__WHAT NEEDS TO BE DONE__
Set the data down again, exactly as it reads, but without the pictures.

__RECORDED DATA__
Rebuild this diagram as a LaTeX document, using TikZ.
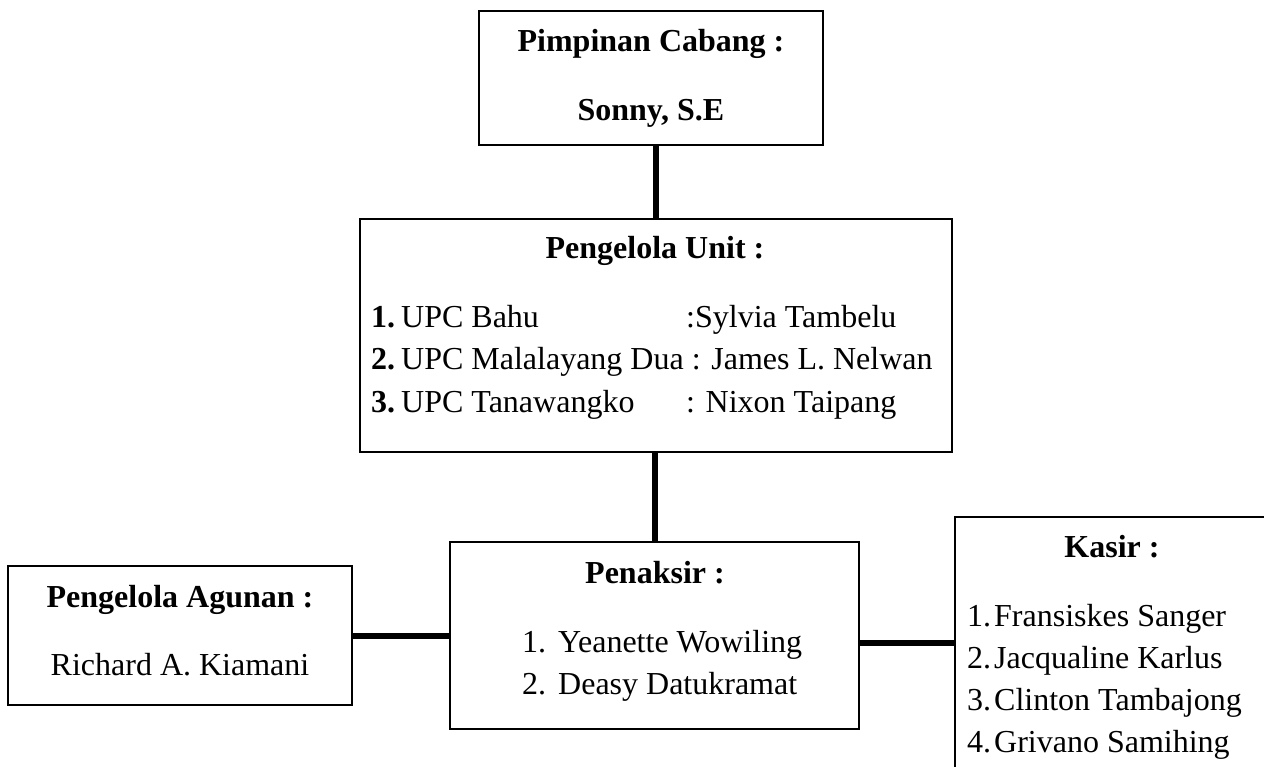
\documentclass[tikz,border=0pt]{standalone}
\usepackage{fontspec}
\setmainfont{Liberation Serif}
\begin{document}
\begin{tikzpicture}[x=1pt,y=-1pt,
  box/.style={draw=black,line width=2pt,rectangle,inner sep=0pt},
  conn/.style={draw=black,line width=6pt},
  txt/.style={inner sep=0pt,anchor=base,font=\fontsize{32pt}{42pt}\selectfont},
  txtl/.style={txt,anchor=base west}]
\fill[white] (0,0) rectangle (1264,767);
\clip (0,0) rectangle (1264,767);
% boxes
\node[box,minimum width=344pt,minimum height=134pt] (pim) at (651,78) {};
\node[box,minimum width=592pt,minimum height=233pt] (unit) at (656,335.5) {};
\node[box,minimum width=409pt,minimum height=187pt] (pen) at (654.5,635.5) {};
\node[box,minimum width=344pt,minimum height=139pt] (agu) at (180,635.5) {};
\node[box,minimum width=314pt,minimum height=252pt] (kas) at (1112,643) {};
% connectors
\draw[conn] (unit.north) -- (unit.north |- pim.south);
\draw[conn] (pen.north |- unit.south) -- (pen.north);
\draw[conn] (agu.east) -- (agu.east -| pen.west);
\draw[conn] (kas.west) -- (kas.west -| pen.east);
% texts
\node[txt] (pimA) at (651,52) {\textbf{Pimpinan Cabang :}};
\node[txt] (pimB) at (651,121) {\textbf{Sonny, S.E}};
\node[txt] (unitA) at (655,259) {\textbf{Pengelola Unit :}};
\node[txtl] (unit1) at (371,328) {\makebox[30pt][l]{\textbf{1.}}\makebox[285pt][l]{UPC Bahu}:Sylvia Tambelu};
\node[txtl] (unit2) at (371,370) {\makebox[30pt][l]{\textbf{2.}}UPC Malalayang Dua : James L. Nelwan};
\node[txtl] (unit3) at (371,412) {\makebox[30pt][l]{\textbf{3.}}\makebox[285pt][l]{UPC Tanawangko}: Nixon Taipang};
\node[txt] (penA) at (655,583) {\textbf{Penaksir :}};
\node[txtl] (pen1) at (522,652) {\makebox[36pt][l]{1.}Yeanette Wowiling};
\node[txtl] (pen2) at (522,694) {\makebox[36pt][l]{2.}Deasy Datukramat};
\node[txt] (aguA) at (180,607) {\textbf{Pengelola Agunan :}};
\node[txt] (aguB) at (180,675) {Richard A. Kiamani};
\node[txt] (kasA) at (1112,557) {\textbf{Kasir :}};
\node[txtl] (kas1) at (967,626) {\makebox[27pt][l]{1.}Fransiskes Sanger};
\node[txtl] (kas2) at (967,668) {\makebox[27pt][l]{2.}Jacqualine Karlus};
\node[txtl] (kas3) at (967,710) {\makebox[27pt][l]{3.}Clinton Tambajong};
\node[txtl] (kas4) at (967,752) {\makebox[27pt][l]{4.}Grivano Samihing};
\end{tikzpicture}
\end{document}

__SOLUTION TO THIS EXERCISE__
Rebuild this diagram as a LaTeX document, using TikZ.
\documentclass[tikz,border=0pt]{standalone}
\usepackage{fontspec}
\setmainfont{Liberation Serif}
\begin{document}
\begin{tikzpicture}[x=1pt,y=-1pt,
  box/.style={draw=black,line width=2pt,rectangle,inner sep=0pt},
  conn/.style={draw=black,line width=6pt},
  txt/.style={inner sep=0pt,anchor=base,font=\fontsize{32pt}{42pt}\selectfont},
  txtl/.style={txt,anchor=base west}]
\fill[white] (0,0) rectangle (1264,767);
\clip (0,0) rectangle (1264,767);
% boxes
\node[box,minimum width=344pt,minimum height=134pt] (pim) at (651,78) {};
\node[box,minimum width=592pt,minimum height=233pt] (unit) at (656,335.5) {};
\node[box,minimum width=409pt,minimum height=187pt] (pen) at (654.5,635.5) {};
\node[box,minimum width=344pt,minimum height=139pt] (agu) at (180,635.5) {};
\node[box,minimum width=314pt,minimum height=252pt] (kas) at (1112,643) {};
% connectors
\draw[conn] (unit.north) -- (unit.north |- pim.south);
\draw[conn] (pen.north |- unit.south) -- (pen.north);
\draw[conn] (agu.east) -- (agu.east -| pen.west);
\draw[conn] (kas.west) -- (kas.west -| pen.east);
% texts
\node[txt] (pimA) at (651,52) {\textbf{Pimpinan Cabang :}};
\node[txt] (pimB) at (651,121) {\textbf{Sonny, S.E}};
\node[txt] (unitA) at (655,259) {\textbf{Pengelola Unit :}};
\node[txtl] (unit1) at (371,328) {\makebox[30pt][l]{\textbf{1.}}\makebox[285pt][l]{UPC Bahu}:Sylvia Tambelu};
\node[txtl] (unit2) at (371,370) {\makebox[30pt][l]{\textbf{2.}}UPC Malalayang Dua : James L. Nelwan};
\node[txtl] (unit3) at (371,412) {\makebox[30pt][l]{\textbf{3.}}\makebox[285pt][l]{UPC Tanawangko}: Nixon Taipang};
\node[txt] (penA) at (655,583) {\textbf{Penaksir :}};
\node[txtl] (pen1) at (522,652) {\makebox[36pt][l]{1.}Yeanette Wowiling};
\node[txtl] (pen2) at (522,694) {\makebox[36pt][l]{2.}Deasy Datukramat};
\node[txt] (aguA) at (180,607) {\textbf{Pengelola Agunan :}};
\node[txt] (aguB) at (180,675) {Richard A. Kiamani};
\node[txt] (kasA) at (1112,557) {\textbf{Kasir :}};
\node[txtl] (kas1) at (967,626) {\makebox[27pt][l]{1.}Fransiskes Sanger};
\node[txtl] (kas2) at (967,668) {\makebox[27pt][l]{2.}Jacqualine Karlus};
\node[txtl] (kas3) at (967,710) {\makebox[27pt][l]{3.}Clinton Tambajong};
\node[txtl] (kas4) at (967,752) {\makebox[27pt][l]{4.}Grivano Samihing};
\end{tikzpicture}
\end{document}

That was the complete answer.